From signals to outcomes
When fusion technology is deployed effectively, its value is measured in outcomes rather than theory.
By integrating dozens to hundreds of data sources across maritime activity, communications patterns, logistics flows, and open-source indicators, RAKIA’s platform has supported government partners in identifying trafficking routes that were previously fragmented or undetectable. These insights have contributed to operations disrupting large-scale drug shipments, exposing human trafficking networks, intercepting illicit weapons flows, and dismantling organized criminal logistics corridors.
The relevance is global. Trafficking networks operate across borders, as do the patterns that reveal them. Fusion enables authorities to understand how activity in one region connects to financing, coordination, or movement elsewhere, replacing isolated alerts with actionable context. Throughout this process, technology augments human judgment rather than displacing it, preserving accountability at every stage.

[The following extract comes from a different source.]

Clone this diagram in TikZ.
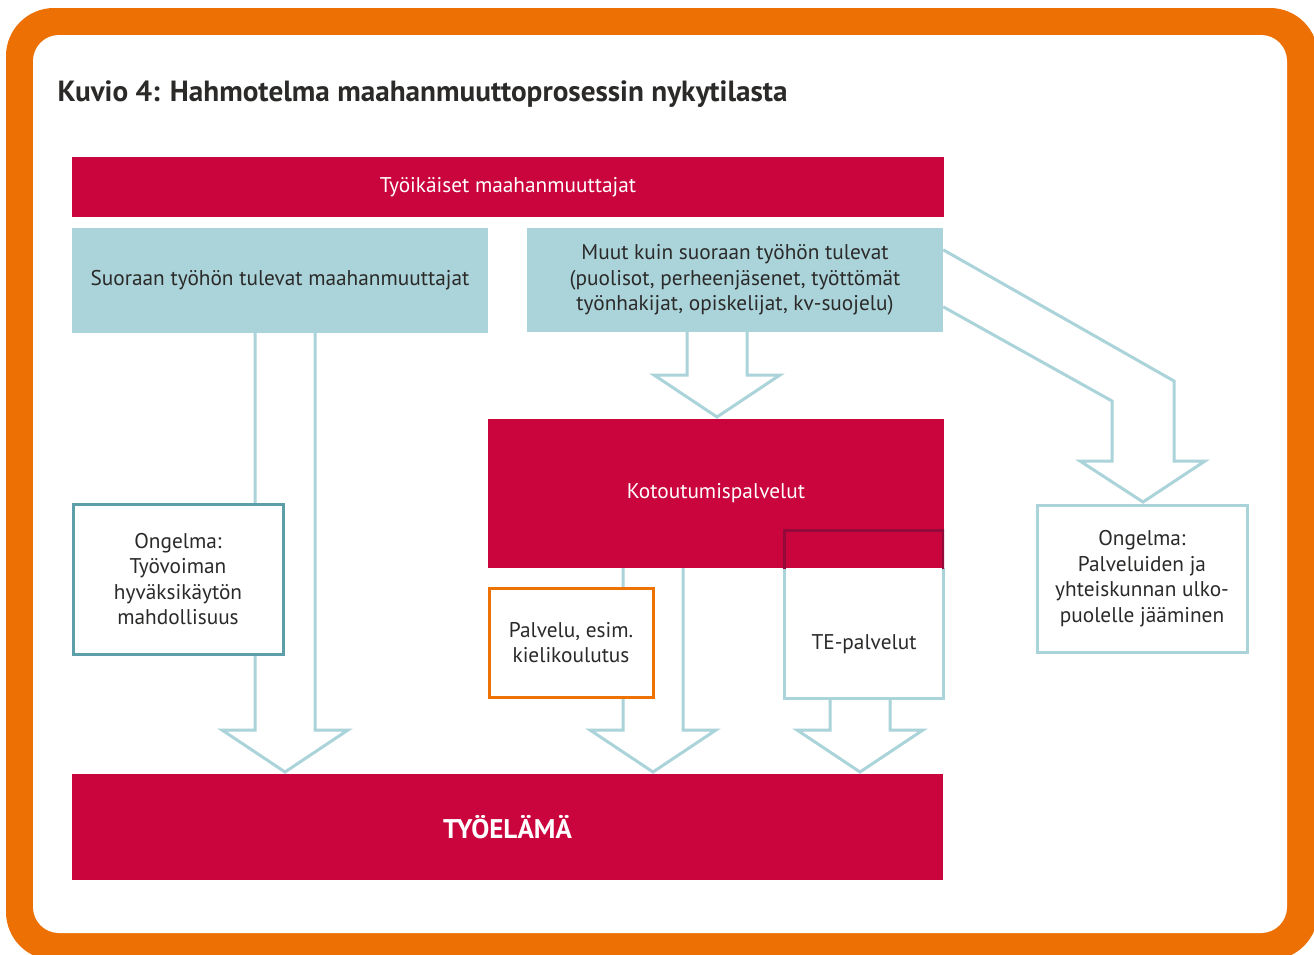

Why public visibility matters
Public understanding of modern trafficking has not kept pace with reality.
Popular portrayals often depict traffickers as isolated criminals or localized gangs. In reality, contemporary networks function as transnational enterprises. Proceeds from narcotics trafficking extend far beyond street-level crime, funding weapons acquisition, territorial control, violence, and, in some cases, collaboration with designated terrorist organizations.
Illicit finance moves alongside drugs and people, flowing through the same global systems used by legitimate commerce. These financial streams enable extortion, assassinations, forced recruitment, and regional destabilization. Harm occurs throughout the supply chain, from production and transit to enforcement clashes and internal power struggles. In certain regions, the human toll rivals or exceeds the visible impact in destination markets.
Public visibility is therefore essential. Understanding the full scope of trafficking networks and their consequences is necessary for informed policy, sustained political will, and responsible oversight of the tools used to counter them.
Why this shift will accelerate
Two forces continue to drive the convergence of defense technology and counter-trafficking missions.
First, threat ecosystems are merging. Networks involved in narcotics, weapons, human trafficking, and illicit finance increasingly share infrastructure, tactics, and enabling technologies. Fragmented responses are ineffective against integrated adversaries.
Second, governments are redefining national security harm. The societal cost of trafficking is not measured solely in seizures, but in downstream violence, corruption, loss of life, and institutional destabilization. As these impacts gain political visibility, demand grows for faster and more integrated capabilities.
The real test: legitimacy
The success of fusion technology in counter-trafficking will not be judged solely by detection rates. It will be judged by legitimacy.
Systems that deliver results at the expense of public trust will face legal, political, and operational constraints. By contrast, systems designed with clear boundaries, disciplined data practices, and accountable decision-making can reduce harm while reinforcing confidence in lawful enforcement.
Traffickers have learned to hide within the same digital environments used by everyone else. Governments are responding by seeking tools capable of identifying patterns within that noise. The opportunity is substantial, as is the responsibility.
If this market expands without governance, it risks mission creep and public backlash. If it grows with governance by design, it can deliver impact while preserving the legal and ethical constraints that define legitimate enforcement.
That boundary will define the next phase of counter-trafficking technology and determine how it is ultimately judged.